Implementation guidance for executives and operations leaders
Distribution ERP programs succeed when leaders treat them as operating model initiatives rather than software installations. The implementation scope should begin with the workflows that most directly affect inventory trust, warehouse throughput, and reporting timeliness. For many distributors, that means receiving, putaway, replenishment, picking, cycle counting, and exception management before broader optimization layers are added.
Executive sponsorship should align operations, supply chain, finance, and IT around a shared governance model. That includes ownership of master data, approval rules for inventory adjustments, KPI definitions, site standardization principles, and escalation paths for exceptions. Without this governance, even strong platforms degrade into local workarounds and inconsistent reporting.

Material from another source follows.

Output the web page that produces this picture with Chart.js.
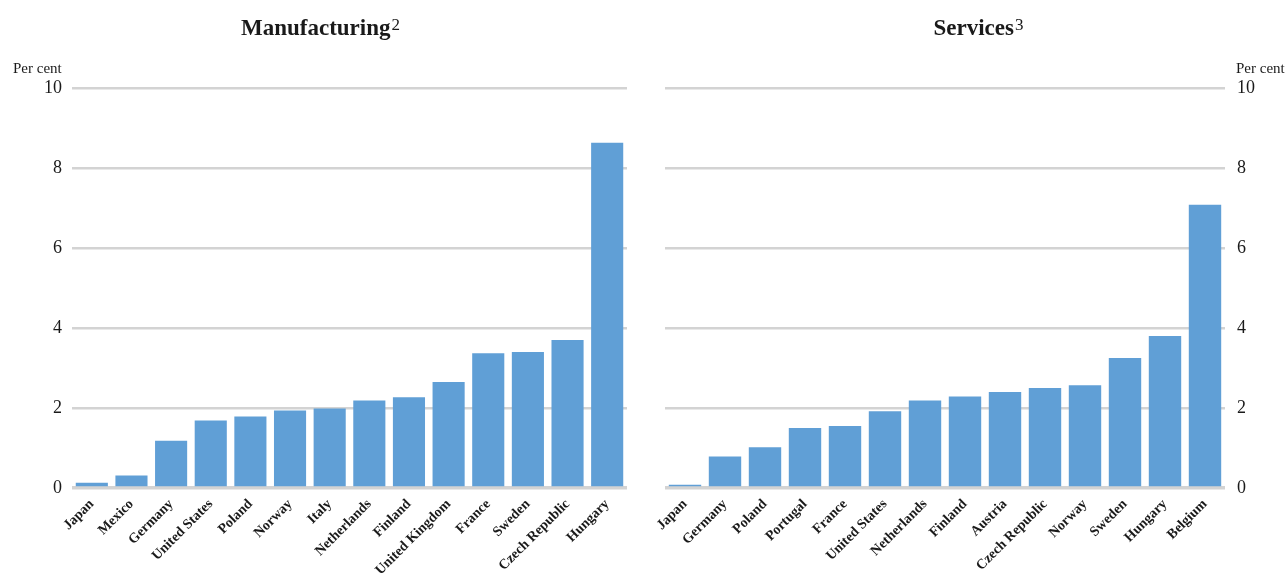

- Map current-state warehouse and inventory workflows at the event level, including manual handoffs, spreadsheet dependencies, and approval delays.
- Define a target operating model that standardizes core processes while preserving only necessary site or customer-specific variations.
- Prioritize integrations that affect operational visibility first, especially warehouse transactions, purchasing, shipping, and financial posting.
- Establish operational KPIs tied to action, such as dock-to-stock time, pick accuracy, replenishment response time, inventory variance rate, and order aging.
- Deploy in waves with measurable stabilization periods so teams can correct process issues before scaling to additional sites or channels.
Operational resilience, continuity, and ROI considerations
A resilient distribution ERP architecture should support continuity during demand spikes, supplier disruption, labor shortages, and network changes. That means designing for role-based access, mobile execution fallback procedures, integration monitoring, auditability, and clear exception handling. Resilience is not only about uptime. It is about preserving controlled operations when conditions become unstable.
ROI should also be evaluated beyond labor savings. Distributors often realize value through fewer stock discrepancies, lower expedited freight, improved fill rates, reduced write-offs, faster close cycles, better purchasing decisions, and stronger customer retention due to more reliable service. These gains are most sustainable when process standardization and reporting modernization are built into the ERP program from the start.
For SysGenPro, the strategic opportunity is to help distributors build a connected operational ecosystem where warehouse execution, inventory workflow, and reporting timeliness reinforce one another. In that model, ERP becomes the digital operations backbone for scalable growth, stronger governance, and better supply chain intelligence across the enterprise.